What will happen if we install a louder horn? Unless the horn is louder because it is more efficient then it must be louder because it does more work, has less resistance so more current flow results in more watts of work at the same voltage. OK but if there is more current flow through the same circuit, there will be more voltage drop in that circuit because there is more current flow through the same resistance.

Ok, say we install the new horn and it isn't a loud as we hoped? (Is it ever?) We can do our voltage drop measurements to see how much Vd is occurring in the circuits. There should, ideally, be no drop except across the horn. If we find a drop elsewhere we can use the voltmeter to find it and eliminate it. Voltage drops can be done across parts of the positive circuit such as across the horn button itself. If we find more than (as a rule of thumb) 0.2 volts or more across any wire or component (other than the one we want doing the work) we should find a way to eliminate it.

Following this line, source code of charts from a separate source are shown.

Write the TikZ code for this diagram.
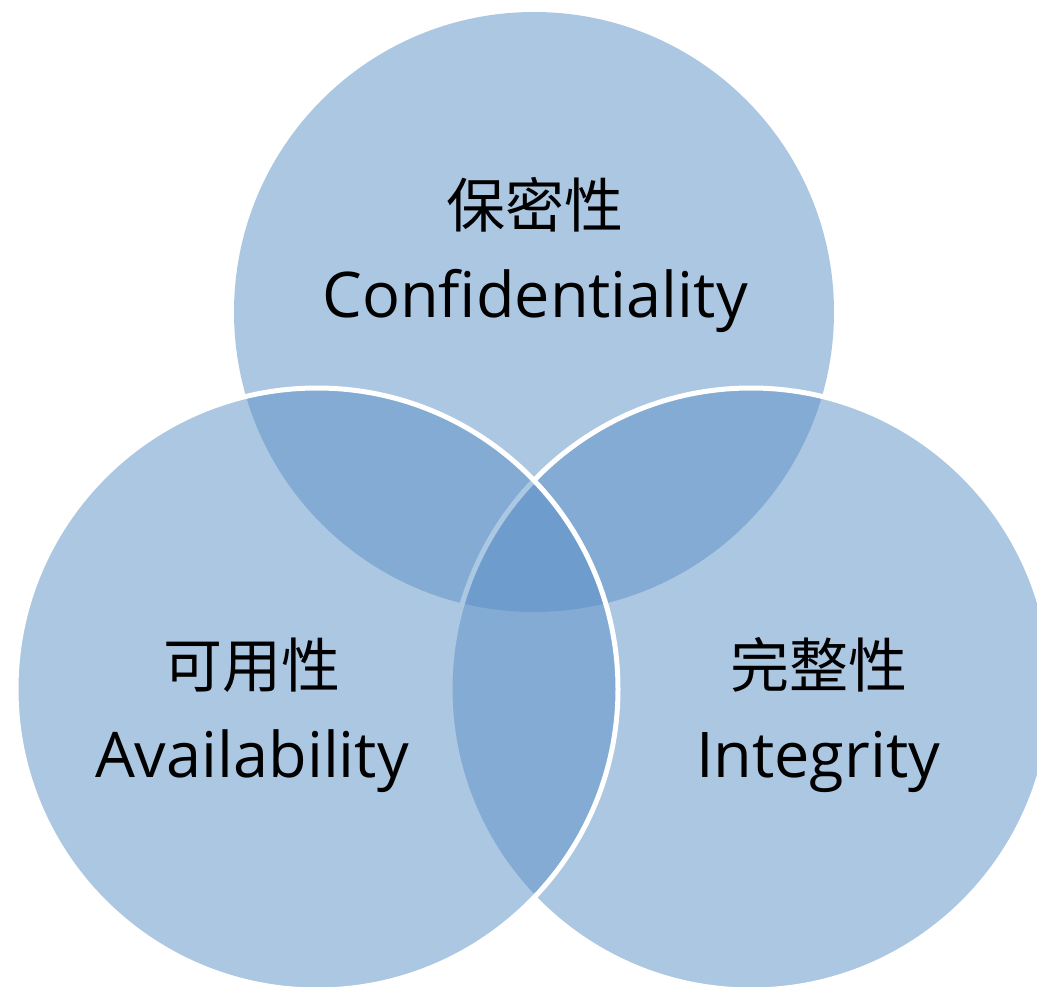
\documentclass[tikz,border=0pt]{standalone}
\usepackage{fontspec}
\setmainfont{Open Sans}
\newfontfamily\cjk{Noto Sans CJK SC}
\definecolor{venn}{RGB}{91,145,199}
\begin{document}
\begin{tikzpicture}[x=1pt,y=-1pt,
  fillc/.style={fill=venn,fill opacity=0.5},
  ring/.style={draw=white,line width=5pt},
  cn/.style={font=\cjk\fontsize{59}{64}\selectfont,inner sep=0pt,anchor=center},
  en/.style={font=\fontsize{63}{70}\selectfont,inner sep=0pt,anchor=base}]
\useasboundingbox (0,0) rectangle (1037,987);
\fill[white] (0,0) rectangle (1037,987);
% top circle
\path[fillc] (534,312) circle[radius=300];
% right circle
\path[fillc] (751,689) circle[radius=301];
\path[ring] (751,689) circle[radius=301];
% left circle
\path[fillc] (317,689) circle[radius=301];
\path[ring] (317,689) circle[radius=301];
% labels
\node[cn] (cC) at (535,205) {保密性};
\node[en] (eC) at (535,317) {Confidentiality};
\node[cn] (cA) at (252,665) {可用性};
\node[en] (eA) at (252,777) {Availability};
\node[cn] (cI) at (819,665) {完整性};
\node[en] (eI) at (818,777) {Integrity};
\end{tikzpicture}
\end{document}
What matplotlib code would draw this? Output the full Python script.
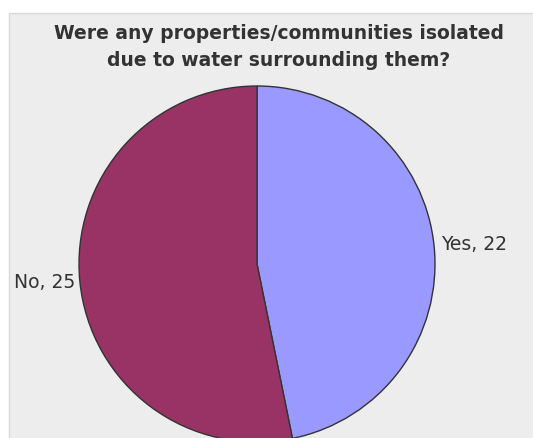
import matplotlib.pyplot as plt
from matplotlib.patches import Rectangle

labels = ["Yes", "No"]
counts = [22, 25]
colors = ["#9999FF", "#993366"]

W, H = 533, 439
fig = plt.figure(figsize=(W / 100, H / 100), dpi=100)
fig.patch.set_facecolor("white")

# axes in pixel units so the pie can hang off the bottom edge
ax = fig.add_axes([0, 0, 1, 1])
ax.patch.set_visible(False)

# grey chart area, slightly inset from the top-left corner
ax.add_patch(Rectangle((9, -5), W, H - 14 + 5, facecolor="#EDEDED",
                       edgecolor="#D9D9D9", lw=1, zorder=0))

wedges, _ = ax.pie(counts, colors=colors, startangle=90, counterclock=False,
                   center=(257, 174), radius=178, frame=True,
                   wedgeprops=dict(edgecolor="#333333", linewidth=1, zorder=2))
ax.set_xlim(0, W)
ax.set_ylim(0, H)
ax.set_aspect("auto")
ax.axis("off")

font = "DejaVu Sans"
ax.text(441, 194, f"{labels[0]}, {counts[0]}", ha="left", va="center",
        fontsize=13.5, color="#333333", family=font)
ax.text(75, 156, f"{labels[1]}, {counts[1]}", ha="right", va="center",
        fontsize=13.5, color="#333333", family=font)

title = "Were any properties/communities isolated\ndue to water surrounding them?"
ax.text(279, H - 47, title, ha="center", va="center", fontsize=13.5,
        fontweight="bold", color="#333333", family=font, linespacing=1.55)

fig.savefig("out.png", dpi=100)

One easy way to eliminate the voltage drop across part of the horn circuit will be to install a relay. The relay will use the horn button and the other positive side wiring to operate the relay, which requires a very small current, which results in a small voltage drop. This means that full battery voltage will be available to operate the relay. The relay will have low resistance (low Vd) in the switched circuit so full battery voltage will be available to the horn. This will result in a loud honk and long life for the horn button.

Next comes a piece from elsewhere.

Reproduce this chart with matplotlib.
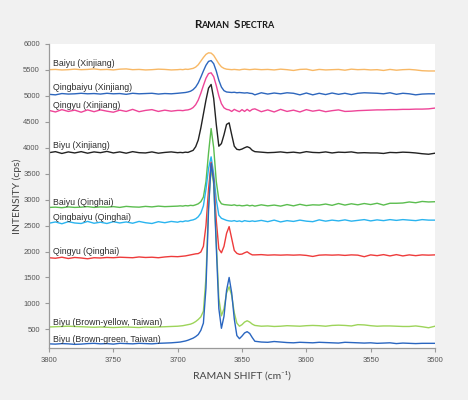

Try similar measures to the headlight, taillight, starter and other circuits. Any Vd of 0.2 volts or more except across the component intended to do the work can be located by moving the voltmeter leads along the circuit in question until we have the Vd between the leads. Now we can decide how to eliminate the drop.

Brighter lights and longer component life can be had with a little voltmeter work. The more you do, the easier you will find it to be. The voltmeter is a window to what is happening in most circuits.